The area north of 275 near downtown and near the Heights project is the next frontier of redevelopment. We are glad to see that the redevelopment might be starting. (Maybe the City will get lucky.)
Franklin Exchange – The Vault
And speaking of reuse, we are happy the old (and we mean old) Exchange Bank lobby downtown has found a new use.
The former bank building survives, however, and in its new life as “The Vault” is a venue for events such as a gin seminar for Tanqueray company executives, a fashion show and an opening party for Tampa’s International Gay and Lesbian Film Festival.
The website is here. While it is not necessarily the fullest use of the space, at least it was not demolished and turned into a surface parking lot.
The article in the Tribune did have one odd sentence that made us wonder how long old attitudes about urban spaces will linger:
Well, Tampa Theatre is a block away, Le Meridien is across the street, and the Floridan is about two blocks away. (see here) We would hope that is “walking distance.” The fact is that almost all of downtown is within walking distance. It really is just not that far, even if the desolate streetscape in much of the area makes it seem so. (If you were on vacation in a northeast city, you wouldn’t even notice the distance.)
Going A Ways Back
Some of you may remember efforts many years ago to bring the decommissioned aircraft carrier USS Forrestal to serve as a museum in Tampa. It was an interesting idea, but nothing happened, partly because the Port did not want to give up any land in Channelside that it wanted to use for cruise ships. Well, the Forrestal, which is presently tied up in Philadelphia, is going to be scrapped.
List of the Week
One again, our list this week is a hybrid list. The information comes from Interest.com’s House affordability Index. The index gives grades to 25 major areas based on house affordability, which involves home prices and income. Therefore, there are a few lists.

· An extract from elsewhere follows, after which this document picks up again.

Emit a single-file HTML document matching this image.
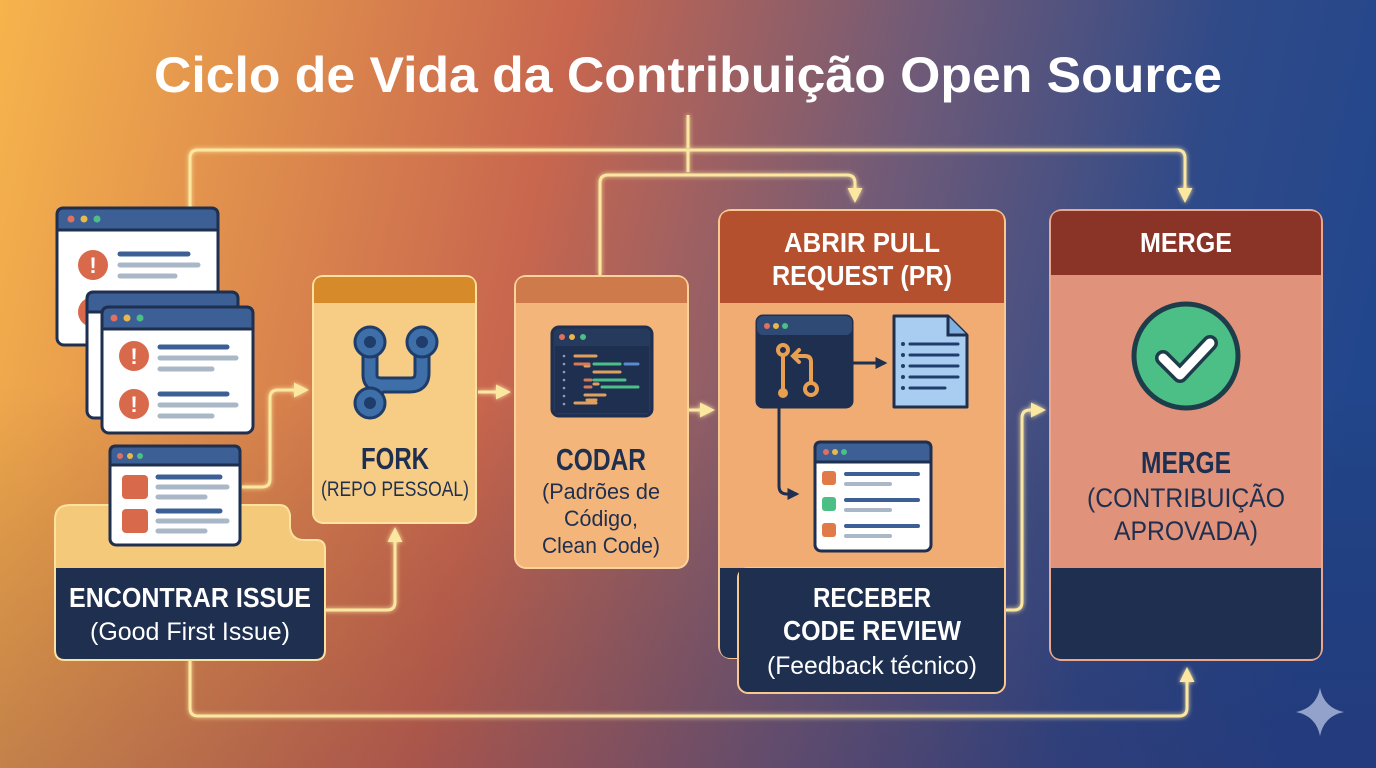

First, highest house prices: highest is San Francisco ($706,300), followed by San Diego ($469,000), Washington, D.C. $403,000), New York ($399,900), and Boston ($382,200).
Next is lowest home prices: lowest is Detroit ($124,000), followed by St. Louis ($136,600), Pittsburgh ($140,000), Atlanta ($143,300), and Tampa ($145,700).
Now, highest median income: highest is Washington, D.C. ($88,233), followed by San Francisco ($74,922), Boston ($71,738), Baltimore ($66,970), and Seattle ($64,085).
Finally, lowest median income: lowest is Tampa ($44,402), followed by Miami ($46,648), Detroit ($50,310), Pittsburgh ($50,489), and Phoenix ($51,359).
While Tampa has relatively low home prices, its median income is so mow that it still gets a D+ for house affordability. (Full disclosure, San Francisco’s well reported excessive home prices lead it to get an F, even with high income, as did San Diego, Los Angeles, New York, and Miami.)